We need to unlearn the push model of marketing and explore alternative models. For example, instead of using relationships to drive transactions, we could be building brand orbits and embedding transactions in relationships. Instead of customers being consumers, we could have relationships with them in a variety of roles and social facets. Beyond delivering a value proposition, we could be fulfilling a shared purpose.
While I find it easy to remember that pricing is part of the product, I forget that you probably can't reach the correct price without some experimentation. So the best way is to produce various configurations of the product and see which one appeals to your target audience.
It is impossible to demonstrate the value of your product without a clear communication of its price.
Principle 1: Pricing is Part of the Product Suppose I place two bottles of water in front of you and tell you that one is $0.50 and the other $2.00. Despite the fact, that you wouldn’t be able to tell them apart in a blind taste test (same enough product), you might be inclined to believe (or at least wonder) whether the more expensive water is of higher quality.
Here, the price can change your perception of the product.
Principle 2: Pricing Determines Your Customers Pricing doesn’t just define the product but also your customers. Building on the bottled water example, we know there are viable markets at both price points. The bottle you end up picking defines the customer segment you fall in.
Principle 3: Pricing is Relative In their seminal book on Positioning – The Battle for the Mind, Al Ries and Jack Trout describe the concept of a product ladder which is how customers organize products into a mental hierarchy. Your job is understanding what alternative products occupy the top 3 spots in their mind. These alternatives provide reference price anchors against which your offering will be measured.
Alternatives can be real or extrapolated. In both cases, they help when applying the relativity principle.
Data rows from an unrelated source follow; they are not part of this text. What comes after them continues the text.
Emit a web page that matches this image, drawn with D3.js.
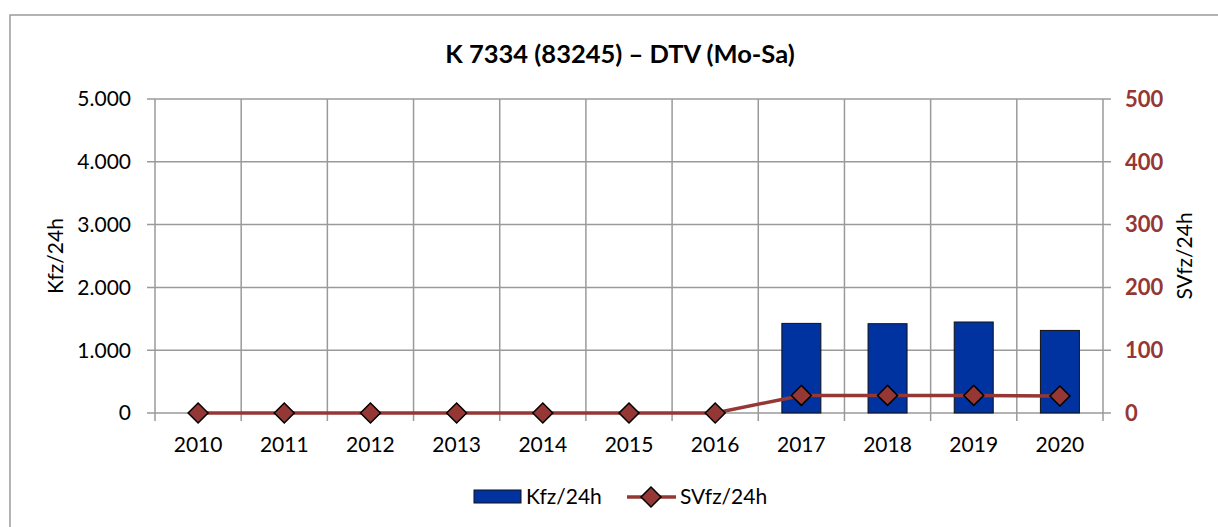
<!DOCTYPE html>
<html><head><meta charset="utf-8">
<script src="https://cdn.jsdelivr.net/npm/d3@7"></script>
<style>body{margin:0;background:#fff}svg{display:block;font-family:Lato,"Open Sans",sans-serif}</style>
</head><body><svg id="c" width="1218" height="527"></svg>
<script>
const years = ["2010","2011","2012","2013","2014","2015","2016","2017","2018","2019","2020"];
const kfz = [null,null,null,null,null,null,null,1427,1422,1449,1315];
const svfz = [0,0,0,0,0,0,0,28,28,28,27];
const leftTicks = [0,1000,2000,3000,4000,5000];
const rightTicks = [0,100,200,300,400,500];
const title = "K 7334 (83245) – DTV (Mo-Sa)";

const svg = d3.select("#c");
const L=155,R=1103,T=99,B=413;
const grid="#9a9a9a", red="#953735", blue="#0033A0";
const fs=21;
svg.append("rect").attr("x",10).attr("y",15).attr("width",1230).attr("height",530).attr("fill","#fff").attr("stroke",grid).attr("stroke-width",1.5);

const x = d3.scaleBand().domain(years).range([L,R]).paddingInner(0).paddingOuter(0);
const yL = d3.scaleLinear().domain([0,5000]).range([B,T]);
const yR = d3.scaleLinear().domain([0,500]).range([B,T]);
const fmt = d3.formatLocale({decimal:",",thousands:".",grouping:[3],currency:["","€"]}).format(",");

svg.append("g").selectAll("line").data(leftTicks).join("line")
 .attr("x1",L-8).attr("x2",R+8).attr("y1",d=>yL(d)).attr("y2",d=>yL(d))
 .attr("stroke",grid).attr("stroke-width",1.5);
const bounds = years.map(d=>x(d)).concat([R]);
svg.append("g").selectAll("line").data(bounds).join("line")
 .attr("x1",d=>d).attr("x2",d=>d).attr("y1",T).attr("y2",B+8)
 .attr("stroke",grid).attr("stroke-width",1.5);

svg.append("g").selectAll("text").data(leftTicks).join("text")
 .attr("x",L-24).attr("y",d=>yL(d)).attr("dy","0.35em").attr("text-anchor","end")
 .attr("font-size",fs).attr("fill","#000").text(d=>fmt(d));
svg.append("g").selectAll("text").data(rightTicks).join("text")
 .attr("x",R+22).attr("y",d=>yR(d)).attr("dy","0.35em").attr("text-anchor","start")
 .attr("font-size",22).attr("font-weight","bold").attr("fill",red).text(d=>d);
svg.append("g").selectAll("text").data(years).join("text")
 .attr("x",d=>x(d)+x.bandwidth()/2).attr("y",445).attr("dy","0.35em").attr("text-anchor","middle")
 .attr("font-size",fs).attr("fill","#000").text(d=>d);

const bw = 39;
svg.append("g").selectAll("rect").data(years.map((y,i)=>({y,v:kfz[i]})).filter(d=>d.v!=null)).join("rect")
 .attr("x",d=>x(d.y)+x.bandwidth()/2-bw/2).attr("width",bw)
 .attr("y",d=>yL(d.v)).attr("height",d=>B-yL(d.v))
 .attr("fill",blue).attr("stroke","#111").attr("stroke-width",1);

const pts = years.map((y,i)=>({y,v:svfz[i]}));
svg.append("path").datum(pts)
 .attr("d",d3.line().x(d=>x(d.y)+x.bandwidth()/2).y(d=>yR(d.v)))
 .attr("fill","none").attr("stroke",red).attr("stroke-width",3.5);
const dm = d3.symbol().type(d3.symbolSquare).size(200);
svg.append("g").selectAll("path").data(pts).join("path")
 .attr("d",dm).attr("transform",d=>`translate(${x(d.y)+x.bandwidth()/2},${yR(d.v)}) rotate(45)`)
 .attr("fill",red).attr("stroke","#000").attr("stroke-width",1.5);

svg.append("text").attr("x",620).attr("y",54).attr("dy","0.35em").attr("text-anchor","middle")
 .attr("font-size",25.5).attr("font-weight","bold").text(title);
svg.append("text").attr("transform",`translate(56,256) rotate(-90)`).attr("dy","0.35em").attr("text-anchor","middle").attr("font-size",fs).text("Kfz/24h");
svg.append("text").attr("transform",`translate(1185,256) rotate(-90)`).attr("dy","0.35em").attr("text-anchor","middle").attr("font-size",fs).text("SVfz/24h");

const lg = svg.append("g");
lg.append("rect").attr("x",474).attr("y",490).attr("width",47).attr("height",13).attr("fill",blue).attr("stroke","#111");
lg.append("text").attr("x",526).attr("y",497).attr("dy","0.35em").attr("font-size",fs).text("Kfz/24h");
lg.append("line").attr("x1",627).attr("x2",676).attr("y1",497).attr("y2",497).attr("stroke",red).attr("stroke-width",3.5);
lg.append("path").attr("d",dm).attr("transform","translate(651,497) rotate(45)").attr("fill",red).attr("stroke","#000").attr("stroke-width",1.5);
lg.append("text").attr("x",680).attr("y",497).attr("dy","0.35em").attr("font-size",fs).text("SVfz/24h");
</script></body></html>
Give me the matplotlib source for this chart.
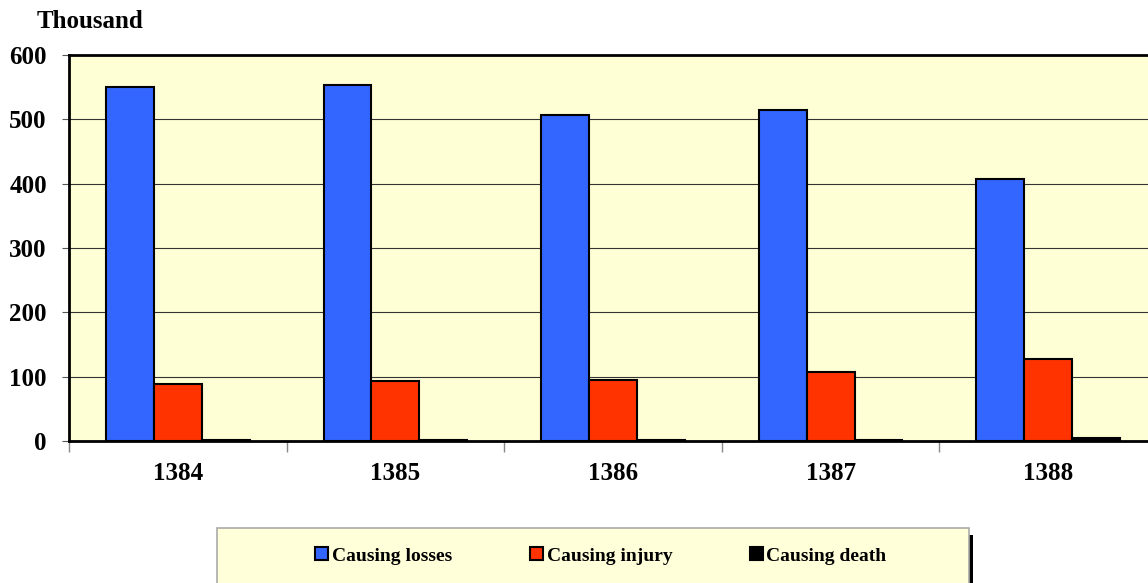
import numpy as np
import matplotlib.pyplot as plt
from matplotlib.patches import Rectangle

years = ['1384', '1385', '1386', '1387', '1388']
losses = [551, 553, 506, 514, 408]
injury = [88, 94, 95, 108, 128]
death = [1.5, 1.5, 1.5, 1.5, 4]
series_names = ['Causing losses', 'Causing injury', 'Causing death']
colors = ['#3366FF', '#FF3300', '#000000']

plt.rcParams['font.family'] = ['Liberation Serif', 'DejaVu Serif']
plt.rcParams['font.weight'] = 'bold'

fig = plt.figure(figsize=(11.48, 5.83), dpi=100)
ax = fig.add_axes([69 / 1148, 142 / 583, 1088 / 1148, 386 / 583])
ax.set_facecolor('#FFFFD5')

x = np.arange(len(years))
w = 0.22
handles = []
for i, (vals, c, name) in enumerate(zip([losses, injury, death], colors, series_names)):
    b = ax.bar(x + (i - 1) * w, vals, w, color=c, edgecolor='black', linewidth=1.5,
               label=name, zorder=3)
    handles.append(b)

ax.set_xlim(-0.5, len(years) - 0.5)
ax.set_ylim(0, 600)
ax.set_yticks(range(0, 601, 100))
ax.tick_params(axis='y', labelsize=18, length=5, width=0.8, color='#555555', pad=11)
ax.yaxis.grid(True, color='#333333', linewidth=0.8, zorder=0)

ax.set_xticks(x)
ax.set_xticklabels(years, fontsize=18, fontweight='bold')
ax.tick_params(axis='x', length=0, pad=15)
ax.set_xticks(np.arange(-0.5, len(years), 1), minor=True)
ax.tick_params(axis='x', which='minor', length=8, color='#888888', width=1)

for s in ax.spines.values():
    s.set_linewidth(2)
    s.set_color('black')

fig.text(37 / 1148, 1 - 21 / 583, 'Thousand', fontsize=18, fontweight='bold',
         va='center', ha='left')

# legend box with shadow
fig.patches.append(Rectangle((221 / 1148, 0), 752 / 1148, 48 / 583,
                             transform=fig.transFigure, facecolor='black',
                             edgecolor='none', zorder=1))
fig.patches.append(Rectangle((217 / 1148, -5 / 583), 752 / 1148, 60 / 583,
                             transform=fig.transFigure, facecolor='#FFFFD9',
                             edgecolor='#AAAAAA', linewidth=1.2, zorder=2))
leg = fig.legend(handles=handles, loc='center', bbox_to_anchor=(601 / 1148, 27 / 583),
                 ncol=3, frameon=False, fontsize=14, handlelength=0.65, handleheight=0.65,
                 handletextpad=0.2, columnspacing=4.0)
for h in leg.legend_handles:
    h.set_linewidth(1.5)

fig.savefig('out.png', dpi=100)
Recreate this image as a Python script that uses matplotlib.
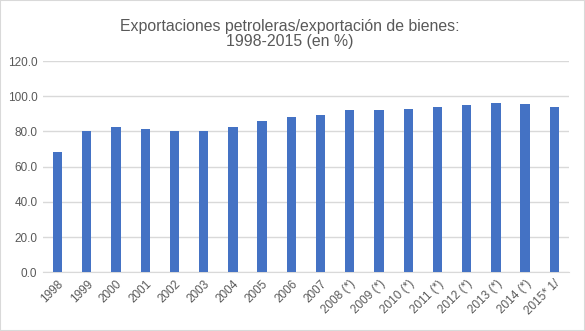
import matplotlib
matplotlib.use("Agg")
import matplotlib.pyplot as plt
import numpy as np

# datos
anios = ['1998', '1999', '2000', '2001', '2002', '2003', '2004', '2005', '2006',
         '2007', '2008 (*)', '2009 (*)', '2010 (*)', '2011 (*)', '2012 (*)',
         '2013 (*)', '2014 (*)', '2015* 1/']
porcentaje = [68.5, 80.0, 82.6, 81.5, 80.4, 80.4, 82.6, 86.0, 88.3,
              89.4, 92.2, 92.2, 92.8, 94.0, 95.1, 96.2, 95.7, 94.0]
ticks_y = [0, 20, 40, 60, 80, 100, 120]

plt.rcParams['font.family'] = ['Liberation Sans', 'DejaVu Sans']

fig = plt.figure(figsize=(5.85, 3.31), dpi=100)
ax = fig.add_axes([0.0735, 0.1773, 0.899, 0.6384])

x = np.arange(len(anios))
ax.bar(x, porcentaje, width=0.32, color='#4472c4', zorder=3)

ax.set_ylim(0, 120)
ax.set_xlim(-0.5, len(anios) - 0.5)
ax.set_yticks(ticks_y)
ax.set_yticklabels([f'{v:.1f}' for v in ticks_y], fontsize=8.5, color='#595959')
ax.set_xticks(x)
ax.set_xticklabels(anios, rotation=45, ha='right', rotation_mode='anchor',
                   fontsize=8.5, color='#595959')
ax.tick_params(length=0, pad=4)
ax.grid(axis='y', color='#d9d9d9', linewidth=1, zorder=0)
for lado in ['top', 'right', 'left']:
    ax.spines[lado].set_visible(False)
ax.spines['bottom'].set_color('#d9d9d9')

fig.text(0.4957, 0.897, 'Exportaciones petroleras/exportación de bienes:\n1998-2015 (en %)',
         ha='center', va='center', fontsize=11.4, color='#595959', linespacing=1.0)

# borde del grafico
fig.patches.append(plt.Rectangle((0, 0), 1, 1, transform=fig.transFigure,
                                 fill=False, edgecolor='#d9d9d9', linewidth=1.5))

fig.savefig('out.png', dpi=100)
Advertising is not an efficient way to find customers. When businesses like Apple and Verizon are throwing off a ton of cash, it makes sense to use that cash to cement awareness of their products and services.
For the rest of the world, acquiring customers is a dialogue. You need just enough attention to get a conversation going. And you can't converse with 100 people, so why spray thousands of messages out there? Yes, we need to promote our businesses, but start where you live, and make sure your friends and family understand your business. Once they can explain it to others, then you've begun advertising.
This article from Kontny offers sound advice on many issues confronting an entrepreneur.
I remember sitting across from the owner of a bar in my neighborhood. He didn’t have a need for the product I was selling, but in that conversation he outlined exactly what he had a need for that he would buy from me. That conversation was great feedback to help me mold who I was trying to help, and if I had given up on that idea, this guy had just given me the next thing to work on and he would have been my first customer.
New research by Professor Byron Sharp, which is valid, shows that the bulk of purchases do not come from "loyal" customers. His marketing theory is that business growth must be based on attracting the attention of non-loyal customers and non-customers. He also spends quite a lot of time making fun of marketers who promote brand loyalty as the path to success.
So I feel compelled to respond. If you share my fascination, do watch this 15-minute video from Professor Sharp.
You'll notice that his criticism is that marketers become focused on creating and catering to "brand fanatics." But also notice that he recommends marketers focus on the "light buyers." So he isn't really saying "don't market to customers." At the point of purchase, most people are influenced by "top of mind" awareness. In the Financial Times, Ian Leslie points out that it comes down to support for traditional mass advertising, away from highly targeted (digital) campaigns.
As a marketer, I'm amazed at how Sharp and his supporters have taken well-known facts about the economics of marketing and turned them into a platform for ridiculing marketers for trying to make marketing more effective.
There's not a marketer in the world that wouldn't place a commercial on the SuperBowl if she could afford it. Higher brand awareness is wonderful, solving so MANY of our growth problems.
Sustaining a brand is not a simple procedure of building brand awareness and availability among the potential users. Using the resources we have, we have to find leverage which will allow us to grow profitably. Converting light users to heavy users is a strategy even Professor Sharp can endorse. The most cost-effective way to do it is to find out exactly who those light users are and target the marketing to them. Oh wait, that's customer marketing. Hmm...
Sharp’s first law is that brands can’t get bigger on the back of loyal customers. Applying a statistical analysis to sales data, he demonstrates that the majority of any successful brand’s sales comes from “light buyers”: people who buy it relatively infrequently. Coca-Cola’s business is not built on a hardcore of Coke lovers who drink it daily, but on the millions of people who buy it once or twice a year. You, for instance, may not think of yourself as a Coke buyer, but if you’ve bought it once in the last 12 months, you’re actually a typical Coke consumer. This pattern recurs across brands, categories, countries and time. ...
Brands are not the rich sources of differentiation marketers like to think of them as, but short cuts through the complexity of decision-making. Most consumers aren’t aware of, or interested in, the difference between Nescafé and Kenco and don’t want to spend longer than they need to thinking about which they prefer. They just want to get coffee and get home. Marketers are usually surprised to hear this and find it hard to accept — they like to imagine that people who buy their brand are deeply attached to it. But the data show that even people who regularly favour one brand over others will pick a competitor if it happens to be more easily available or cheaper that day. In the words of Sharp’s mentor, Professor Andrew Ehrenberg: “Your customers are customers of other brands who occasionally buy you.”